Quelques admirateurs déclarés de son œuvre sont plus connus que le peintre lui-même, comme François Mitterrand ou… Johnny Depp. Robert Guinan (1934-2016), même s’il est exposé au Met à New York ou au Centre Pompidou, reste un illustre méconnu. L’exposition en cours au Musée des Beaux-arts montre pourtant que ce peintre de Chicago a toute sa place dans l’histoire américaine. Le galeriste lyonnais Paul Gauzit avait eu l’œil en l’exposant en 1976 dans sa galerie Le Lutrin.

Portrait de Nelly Breda par Robert Guinan. (photo Lyon MBA Martial Couderette)

Le musée des Beaux arts de Lyon a eu la bonne idée d’acquérir chez lui en 1977 le Portrait de Nelly Breda, représentant une femme noire dans une pièce au décor modeste qui pourrait être une chambre d’hôtel. Elle semble résignée, sinon anéantie, écrasée par la couleur bleue de sa robe et l’orange du couvre-lit. Ce qui pourrait passer pour un sujet dramatique reste paisible. Étonnamment, par hasard, la carte postale de cette œuvre, venue d’on ne sait où, a servi longtemps de marque-page à l’auteur de ses lignes qui ne connaissait d’aucune façon l’artiste… L’image est fascinante. On a du mal à s’en défaire. C’est tout à fait l’impression que laisse cette exposition.

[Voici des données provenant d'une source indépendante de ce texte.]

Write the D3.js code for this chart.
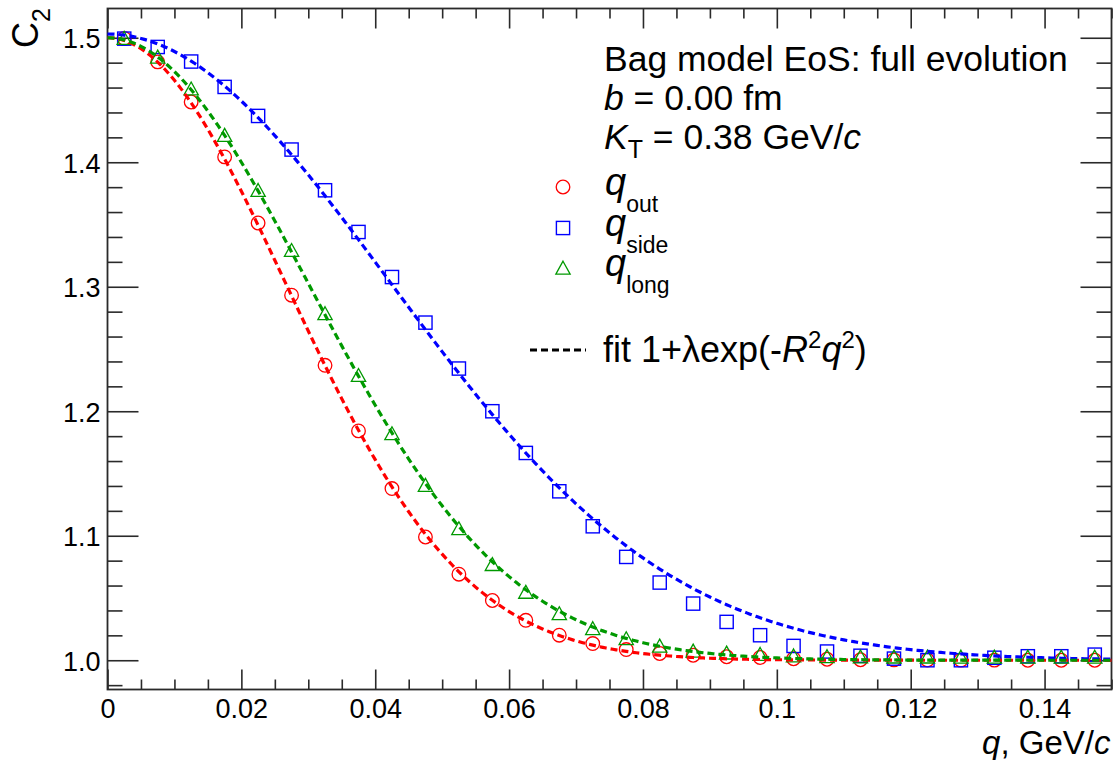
<!DOCTYPE html>
<html>
<head>
<meta charset="utf-8">
<script src="https://cdn.jsdelivr.net/npm/d3@7"></script>
<style>
  body { margin: 0; background: #fff; }
  svg { display: block; }
  text { font-family: "Liberation Sans", Arial, Helvetica, sans-serif; fill: #000; }
</style>
</head>
<body>
<svg id="chart" width="1119" height="760"></svg>
<script>
// Bin centres of the pair momentum difference q (GeV/c)
const qBins = [0.0025, 0.0075, 0.0125, 0.0175, 0.0225, 0.0275, 0.0325, 0.0375, 0.0425, 0.0475,
               0.0525, 0.0575, 0.0625, 0.0675, 0.0725, 0.0775, 0.0825, 0.0875, 0.0925, 0.0975,
               0.1025, 0.1075, 0.1125, 0.1175, 0.1225, 0.1275, 0.1325, 0.1375, 0.1425, 0.1475];

// Correlation function C2 projections
const c2Out  = [1.4995, 1.4806, 1.4484, 1.4043, 1.3512, 1.2932, 1.2369, 1.1842, 1.1379, 1.0990,
                1.0691, 1.0480, 1.0321, 1.0201, 1.0134, 1.0086, 1.0054, 1.0040, 1.0028, 1.0022,
                1.0012, 1.0008, 1.0004, 1.0003, 1.0002, 1.0001, 1.0001, 1.0000, 1.0000, 1.0000];
const c2Side = [1.4993, 1.4926, 1.4809, 1.4605, 1.4372, 1.4102, 1.3775, 1.3440, 1.3078, 1.2712,
                1.2343, 1.2000, 1.1665, 1.1357, 1.1076, 1.0830, 1.0624, 1.0455, 1.0308, 1.0201,
                1.0115, 1.0070, 1.0036, 1.0013, 1.0000, 1.0000, 1.0020, 1.0032, 1.0032, 1.0045];
const c2Long = [1.4996, 1.4846, 1.4590, 1.4217, 1.3775, 1.3293, 1.2785, 1.2289, 1.1821, 1.1406,
                1.1058, 1.0770, 1.0547, 1.0375, 1.0255, 1.0174, 1.0115, 1.0075, 1.0059, 1.0048,
                1.0036, 1.0030, 1.0028, 1.0027, 1.0027, 1.0026, 1.0026, 1.0026, 1.0026, 1.0026];

// Gaussian fit parameters 1 + lambda*exp(-R^2 q^2): out, side, long
const fitNames  = ["out", "side", "long"];
const fitLambda = [0.500, 0.503, 0.500];
const fitRadius = [5.25, 3.32, 4.66];   // fm
const hbarc = 0.19733;                  // GeV fm

// Axis ticks
const xMajor = [0, 0.02, 0.04, 0.06, 0.08, 0.10, 0.12, 0.14];
const xTickLabels = ["0", "0.02", "0.04", "0.06", "0.08", "0.1", "0.12", "0.14"];
const yMajor = [1.0, 1.1, 1.2, 1.3, 1.4, 1.5];
const yTickLabels = ["1.0", "1.1", "1.2", "1.3", "1.4", "1.5"];

const frame = { left: 107.5, right: 1111.5, top: 8.5, bottom: 689.5 };
const axisColor = "#2a2a2a";
const colOut = "#ff0000", colSide = "#0000ff", colLong = "#009900";
const tickFont = 27;

const svg = d3.select("#chart");
const x = d3.scaleLinear().domain([0, 0.15]).range([frame.left, frame.right]);
const y = d3.scaleLinear().domain([0.9765, 1.5235]).range([frame.bottom, frame.top]);

// minor tick positions
const xMinor = d3.range(0, 0.1500001, 0.005).filter(v => Math.abs(v / 0.02 - Math.round(v / 0.02)) > 1e-6);
const yMinor = d3.range(0.98, 1.52, 0.02).filter(v => Math.abs(v * 10 - Math.round(v * 10)) > 1e-6);

function styleAxis(g) {
  g.select(".domain").remove();
  g.selectAll(".tick line").attr("stroke", axisColor).attr("stroke-width", 1.6);
}

const fmtX = (d) => xTickLabels[xMajor.findIndex(v => Math.abs(v - d) < 1e-9)];
const fmtY = (d) => yTickLabels[yMajor.findIndex(v => Math.abs(v - d) < 1e-9)];

// bottom axis
const gB = svg.append("g").attr("transform", `translate(0,${frame.bottom})`)
  .call(d3.axisBottom(x).tickValues(xMajor).tickSize(-20).tickSizeOuter(0).tickFormat(fmtX)).call(styleAxis);
gB.selectAll("text").attr("y", 28).attr("dy", null).attr("font-size", tickFont)
  .style("font-family", '"Liberation Sans", Arial, sans-serif').attr("fill", "#000");
svg.append("g").attr("transform", `translate(0,${frame.bottom})`)
  .call(d3.axisBottom(x).tickValues(xMinor).tickSize(-10).tickSizeOuter(0).tickFormat("")).call(styleAxis);
// top axis
svg.append("g").attr("transform", `translate(0,${frame.top})`)
  .call(d3.axisTop(x).tickValues(xMajor).tickSize(-20).tickSizeOuter(0).tickFormat("")).call(styleAxis);
svg.append("g").attr("transform", `translate(0,${frame.top})`)
  .call(d3.axisTop(x).tickValues(xMinor).tickSize(-10).tickSizeOuter(0).tickFormat("")).call(styleAxis);
// left axis
const gL = svg.append("g").attr("transform", `translate(${frame.left},0)`)
  .call(d3.axisLeft(y).tickValues(yMajor).tickSize(-31).tickSizeOuter(0).tickFormat(fmtY)).call(styleAxis);
gL.selectAll("text").attr("x", -7).attr("dy", null).attr("y", 10).attr("font-size", tickFont)
  .style("font-family", '"Liberation Sans", Arial, sans-serif').attr("fill", "#000");
svg.append("g").attr("transform", `translate(${frame.left},0)`)
  .call(d3.axisLeft(y).tickValues(yMinor).tickSize(-15).tickSizeOuter(0).tickFormat("")).call(styleAxis);
// right axis
svg.append("g").attr("transform", `translate(${frame.right},0)`)
  .call(d3.axisRight(y).tickValues(yMajor).tickSize(-31).tickSizeOuter(0).tickFormat("")).call(styleAxis);
svg.append("g").attr("transform", `translate(${frame.right},0)`)
  .call(d3.axisRight(y).tickValues(yMinor).tickSize(-15).tickSizeOuter(0).tickFormat("")).call(styleAxis);

// frame
svg.append("rect")
  .attr("x", frame.left).attr("y", frame.top)
  .attr("width", frame.right - frame.left).attr("height", frame.bottom - frame.top)
  .attr("fill", "none").attr("stroke", axisColor).attr("stroke-width", 1.8);

// data markers
const plot = svg.append("g");
const trianglePath = (s) => `M0,${-s}L${s * 1.05},${s * 0.9}L${-s * 1.05},${s * 0.9}Z`;

plot.append("g").selectAll("circle").data(qBins.map((q, i) => [q, c2Out[i]])).join("circle")
  .attr("cx", d => x(d[0])).attr("cy", d => y(d[1])).attr("r", 6.8)
  .attr("fill", "none").attr("stroke", colOut).attr("stroke-width", 1.3);
plot.append("g").selectAll("rect").data(qBins.map((q, i) => [q, c2Side[i]])).join("rect")
  .attr("x", d => x(d[0]) - 6.6).attr("y", d => y(d[1]) - 6.6).attr("width", 13.2).attr("height", 13.2)
  .attr("fill", "none").attr("stroke", colSide).attr("stroke-width", 1.4);
plot.append("g").selectAll("path").data(qBins.map((q, i) => [q, c2Long[i]])).join("path")
  .attr("transform", d => `translate(${x(d[0])},${y(d[1])})`).attr("d", trianglePath(6.8))
  .attr("fill", "none").attr("stroke", colLong).attr("stroke-width", 1.3);

// fit curves
const qFine = d3.range(0, 0.15 + 1e-9, 0.0005);
const fitColors = [colOut, colSide, colLong];
fitNames.forEach((name, k) => {
  const R = fitRadius[k] / hbarc;
  const line = d3.line().x(q => x(q)).y(q => y(1 + fitLambda[k] * Math.exp(-R * R * q * q)));
  plot.append("path").datum(qFine).attr("d", line)
    .attr("fill", "none").attr("stroke", fitColors[k]).attr("stroke-width", 3.2)
    .attr("stroke-dasharray", "7,4");
});

// axis titles
const xt = svg.append("text").attr("x", frame.right - 1).attr("y", 754).attr("text-anchor", "end").attr("font-size", 33);
xt.append("tspan").attr("font-style", "italic").text("q");
xt.append("tspan").text(", GeV/");
xt.append("tspan").attr("font-style", "italic").text("c");

const yt = svg.append("text").attr("transform", "translate(38,8) rotate(-90)").attr("text-anchor", "end").attr("font-size", 36);
yt.append("tspan").text("C");
yt.append("tspan").attr("font-size", 25).attr("dy", 12).text("2");

// annotation text
const info = svg.append("g").attr("font-size", 35.5);
info.append("text").attr("x", 604).attr("y", 71).text("Bag model EoS: full evolution");
const tb = info.append("text").attr("x", 604).attr("y", 110);
tb.append("tspan").attr("font-style", "italic").text("b");
tb.append("tspan").text(" = 0.00 fm");
const tk = info.append("text").attr("x", 604).attr("y", 149);
tk.append("tspan").attr("font-style", "italic").text("K");
tk.append("tspan").attr("font-size", 25).attr("dy", 9).text("T");
tk.append("tspan").attr("dy", -9).text(" = 0.38 GeV/");
tk.append("tspan").attr("font-style", "italic").text("c");

// legend
const legendMarkers = [
  { sub: "out",  y: 187, color: colOut,  kind: "circle" },
  { sub: "side", y: 228, color: colSide, kind: "square" },
  { sub: "long", y: 268, color: colLong, kind: "triangle" }
];
const lg = svg.append("g");
legendMarkers.forEach(m => {
  if (m.kind === "circle") {
    lg.append("circle").attr("cx", 563).attr("cy", m.y).attr("r", 6.8)
      .attr("fill", "none").attr("stroke", m.color).attr("stroke-width", 1.3);
  } else if (m.kind === "square") {
    lg.append("rect").attr("x", 563 - 6.6).attr("y", m.y - 6.6).attr("width", 13.2).attr("height", 13.2)
      .attr("fill", "none").attr("stroke", m.color).attr("stroke-width", 1.4);
  } else {
    lg.append("path").attr("transform", `translate(563,${m.y})`).attr("d", trianglePath(6.8))
      .attr("fill", "none").attr("stroke", m.color).attr("stroke-width", 1.3);
  }
  const t = lg.append("text").attr("x", 605).attr("y", m.y + 8).attr("font-size", 38);
  t.append("tspan").attr("font-style", "italic").text("q");
  t.append("tspan").attr("font-size", 23).attr("dy", 17).text(m.sub);
});
lg.append("line").attr("x1", 530).attr("x2", 586).attr("y1", 350).attr("y2", 350)
  .attr("stroke", "#000").attr("stroke-width", 3.2).attr("stroke-dasharray", "7,4");
const ft = lg.append("text").attr("x", 603).attr("y", 362).attr("font-size", 36);
ft.append("tspan").text("fit 1+\u03bbexp(-");
ft.append("tspan").attr("font-style", "italic").text("R");
ft.append("tspan").attr("font-size", 24).attr("dy", -14).text("2");
ft.append("tspan").attr("font-style", "italic").attr("dy", 14).text("q");
ft.append("tspan").attr("font-size", 24).attr("dy", -14).text("2");
ft.append("tspan").attr("dy", 14).text(")");
</script>
</body>
</html>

Ankara 1956, un bordel. (photo Jean-Louis Losi)

L’Amérique des noirs et des prostituées, de l’intérieur, sonorisée au jazz

Robert Guinan marque durablement les esprits. On suppose que le choix de s’exprimer par la peinture figurative alors que ses contemporains, dans les années 60, ne juraient que par l’abstrait et le conceptuel, ne l’a pas aidé à décoller : « Il fallait faire de l’art abstrait pour ne pas passer pour un rétrograde ». Mais, surtout le choix de ses sujets, l’Amérique des noirs, des prostituées, des drogués, des bars enfumés, ne présentait pas un miroir acceptable à une société désirant remiser les « losers » sous le tapis.

Il faut aussi rendre grâce au galeriste Albert Loeb qui a entamé une collaboration fructueuse avec lui en achetant des œuvres entreposées au fond du jardin, qu’il s’apprêtait à jeter « par manque de place ». Robert Guinan avait eu une illumination en découvrant Toulouse-Lautrec en 1951 dans Moulin rouge de John Huston (très bon choix). Il a suivi une veine similaire, dans une sorte d’inframérique noire sonorisée au jazz  : « je buvais du whisky et fumais des cigarettes, j’étais bien ».

Le Bohemian Club Bar par Robert Guinan, 1977. (dépôt du Centre National des Arts plastiques au MBA Lyon)

Couleurs fanées et appétence pour les reflets

Agissant comme un chasseur, il a croqué, dans la pénombre des scènes de bar, la solitude, le temps qui passe sans espoir au sortir du comptoir. De retour chez lui, il les transformaient en toiles peintes à l’acrylique, employant souvent des couleurs fanées. Il faut s’approcher des œuvres pour apprécier la technique, une appétence pour les reflets, des collages précis apportant un léger relief, une façon étonnante de malaxer les visages (un peu à la Francis Bacon) sans trahir l’expression.

On pourrait penser aux ambiances d’Edward Hopper, mais contrairement à lui, il connaissait ses modèles comme le pianiste et ami Émile Breda (Nelly est sa mère) qui lui a servi de viatique dans les bas fond de Chicago. Des paysages urbains entre chien et loup, un surprenant polyptyque en hommage à Jean Genet complètent la rétrospective d’un artiste rare qu’il faut absolument visiter.

Robert Guinan, peintre de Chicago. En marge du rêve américain. Jusqu’au 27 août 2023 au Musée des Beaux-Arts, Lyon 1er. Du mercredi au lundi de 10h à 18h, le vendredi de 10h30 à 18h. 8 €. Le musée est exceptionnellement gratuit pendant la canicule jusqu’au samedi 26 août inclus.